* [Supplied material]
++++++
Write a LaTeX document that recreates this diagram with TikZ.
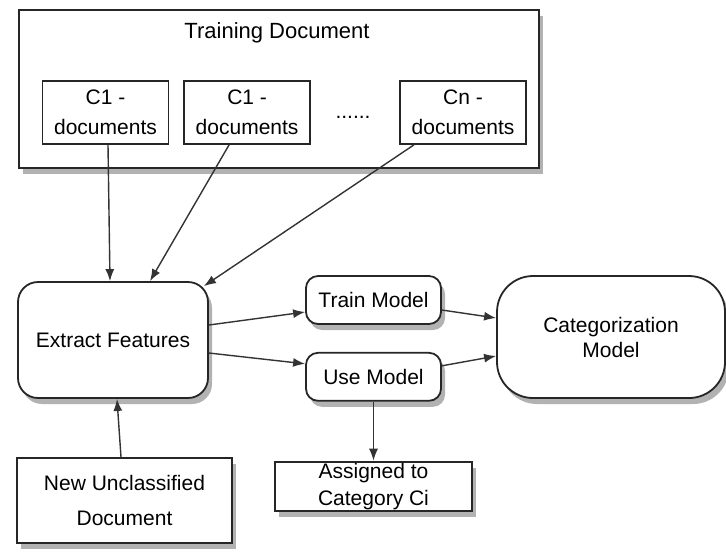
\documentclass[tikz,border=0pt]{standalone}
\usepackage{fontspec}
\setmainfont{Liberation Sans}
\usetikzlibrary{arrows.meta,positioning,shadows}

\begin{document}
\begin{tikzpicture}[
  x=0.5pt, y=-0.5pt,
  shadowed/.style={drop shadow={shadow xshift=2pt, shadow yshift=-3pt,
    fill=black!30, opacity=1}},
  group/.style={rectangle, draw=black!85, line width=0.9pt, fill=white,
    minimum width=260pt, minimum height=79pt, shadowed},
  docbox/.style={rectangle, draw=black!85, line width=0.8pt, fill=white,
    minimum width=63pt, minimum height=31.5pt, inner sep=0pt, align=center,
    font=\fontsize{10.5}{15}\selectfont},
  stage/.style={rectangle, draw=black!85, line width=0.9pt, fill=white,
    rounded corners=10pt, inner sep=0pt, align=center, shadowed,
    font=\fontsize{10.5}{13.5}\selectfont},
  plain/.style={rectangle, draw=black!85, line width=0.9pt, fill=white,
    inner sep=0pt, align=center, shadowed,
    font=\fontsize{10.5}{13.5}\selectfont},
  lbl/.style={font=\fontsize{10.5}{13.5}\selectfont},
  arr/.style={-{Latex[length=6pt,width=4.5pt]}, line width=0.7pt, black!80},
]
\useasboundingbox (0,0) rectangle (726,554);
% training set
\node[group] (training) at (279,89) {};
\node[lbl, font=\fontsize{11}{13.5}\selectfont] (title) at (277,33) {Training Document};
\node[docbox] (c1a) at (105.5,112.5) {C1 -\\documents};
\node[docbox, right=7pt of c1a] (c1b) {C1 -\\documents};
\node[lbl] (dots) at (353,117) {......};
\node[docbox] (cn) at (463,112.5) {Cn -\\documents};
% processing
\node[stage, minimum width=95pt, minimum height=58pt] (extract) at (113,340) {Extract Features};
\node[stage, rounded corners=6pt, minimum width=67.5pt, minimum height=24pt] (trainM) at (373.5,300) {Train Model};
\node[stage, rounded corners=6pt, minimum width=67.5pt, minimum height=24pt, below=13.5pt of trainM] (useM) {Use Model};
\node[stage, rounded corners=18pt, minimum width=114pt, minimum height=61pt,
  font=\fontsize{10.5}{12.5}\selectfont] (catM) at (611,337) {Categorization\\Model};
\node[plain, minimum width=107.5pt, minimum height=42.5pt,
  font=\fontsize{10.5}{17.5}\selectfont] (newDoc) at (124.5,500.5) {New Unclassified\\Document};
\node[plain, minimum width=98.5pt, minimum height=24.5pt, below=29.5pt of useM] (assigned) {Assigned to\\Category Ci};
% connectors
\draw[arr] ([xshift=1.25pt]c1a.south) -- ([xshift=-1.5pt]extract.north);
\draw[arr] ([xshift=-9pt]c1b.south) -- ([xshift=18.5pt]extract.north);
\draw[arr] ([xshift=-24.5pt]cn.south) -- ([xshift=-2.5pt,yshift=-2.5pt]extract.north east);
\draw[arr] ([yshift=7.5pt]extract.east) -- ([yshift=-6pt]trainM.west);
\draw[arr] ([yshift=-6.5pt]extract.east) -- ([yshift=6.5pt]useM.west);
\draw[arr] ([yshift=-5pt]trainM.east) -- ([yshift=9.5pt]catM.west);
\draw[arr] ([yshift=5.5pt]useM.east) -- ([yshift=-9.5pt]catM.west);
\draw[arr] (useM.south) -- (useM.south |- assigned.north);
\draw[arr] ([xshift=-1.75pt]newDoc.north) -- ([xshift=2pt]extract.south);
\end{tikzpicture}
\end{document}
++++++
* [Directions] Copy all the data exactly as written, but skip any picture.

* [Final result]
Write a LaTeX document that recreates this diagram with TikZ.
\documentclass[tikz,border=0pt]{standalone}
\usepackage{fontspec}
\setmainfont{Liberation Sans}
\usetikzlibrary{arrows.meta,positioning,shadows}

\begin{document}
\begin{tikzpicture}[
  x=0.5pt, y=-0.5pt,
  shadowed/.style={drop shadow={shadow xshift=2pt, shadow yshift=-3pt,
    fill=black!30, opacity=1}},
  group/.style={rectangle, draw=black!85, line width=0.9pt, fill=white,
    minimum width=260pt, minimum height=79pt, shadowed},
  docbox/.style={rectangle, draw=black!85, line width=0.8pt, fill=white,
    minimum width=63pt, minimum height=31.5pt, inner sep=0pt, align=center,
    font=\fontsize{10.5}{15}\selectfont},
  stage/.style={rectangle, draw=black!85, line width=0.9pt, fill=white,
    rounded corners=10pt, inner sep=0pt, align=center, shadowed,
    font=\fontsize{10.5}{13.5}\selectfont},
  plain/.style={rectangle, draw=black!85, line width=0.9pt, fill=white,
    inner sep=0pt, align=center, shadowed,
    font=\fontsize{10.5}{13.5}\selectfont},
  lbl/.style={font=\fontsize{10.5}{13.5}\selectfont},
  arr/.style={-{Latex[length=6pt,width=4.5pt]}, line width=0.7pt, black!80},
]
\useasboundingbox (0,0) rectangle (726,554);
% training set
\node[group] (training) at (279,89) {};
\node[lbl, font=\fontsize{11}{13.5}\selectfont] (title) at (277,33) {Training Document};
\node[docbox] (c1a) at (105.5,112.5) {C1 -\\documents};
\node[docbox, right=7pt of c1a] (c1b) {C1 -\\documents};
\node[lbl] (dots) at (353,117) {......};
\node[docbox] (cn) at (463,112.5) {Cn -\\documents};
% processing
\node[stage, minimum width=95pt, minimum height=58pt] (extract) at (113,340) {Extract Features};
\node[stage, rounded corners=6pt, minimum width=67.5pt, minimum height=24pt] (trainM) at (373.5,300) {Train Model};
\node[stage, rounded corners=6pt, minimum width=67.5pt, minimum height=24pt, below=13.5pt of trainM] (useM) {Use Model};
\node[stage, rounded corners=18pt, minimum width=114pt, minimum height=61pt,
  font=\fontsize{10.5}{12.5}\selectfont] (catM) at (611,337) {Categorization\\Model};
\node[plain, minimum width=107.5pt, minimum height=42.5pt,
  font=\fontsize{10.5}{17.5}\selectfont] (newDoc) at (124.5,500.5) {New Unclassified\\Document};
\node[plain, minimum width=98.5pt, minimum height=24.5pt, below=29.5pt of useM] (assigned) {Assigned to\\Category Ci};
% connectors
\draw[arr] ([xshift=1.25pt]c1a.south) -- ([xshift=-1.5pt]extract.north);
\draw[arr] ([xshift=-9pt]c1b.south) -- ([xshift=18.5pt]extract.north);
\draw[arr] ([xshift=-24.5pt]cn.south) -- ([xshift=-2.5pt,yshift=-2.5pt]extract.north east);
\draw[arr] ([yshift=7.5pt]extract.east) -- ([yshift=-6pt]trainM.west);
\draw[arr] ([yshift=-6.5pt]extract.east) -- ([yshift=6.5pt]useM.west);
\draw[arr] ([yshift=-5pt]trainM.east) -- ([yshift=9.5pt]catM.west);
\draw[arr] ([yshift=5.5pt]useM.east) -- ([yshift=-9.5pt]catM.west);
\draw[arr] (useM.south) -- (useM.south |- assigned.north);
\draw[arr] ([xshift=-1.75pt]newDoc.north) -- ([xshift=2pt]extract.south);
\end{tikzpicture}
\end{document}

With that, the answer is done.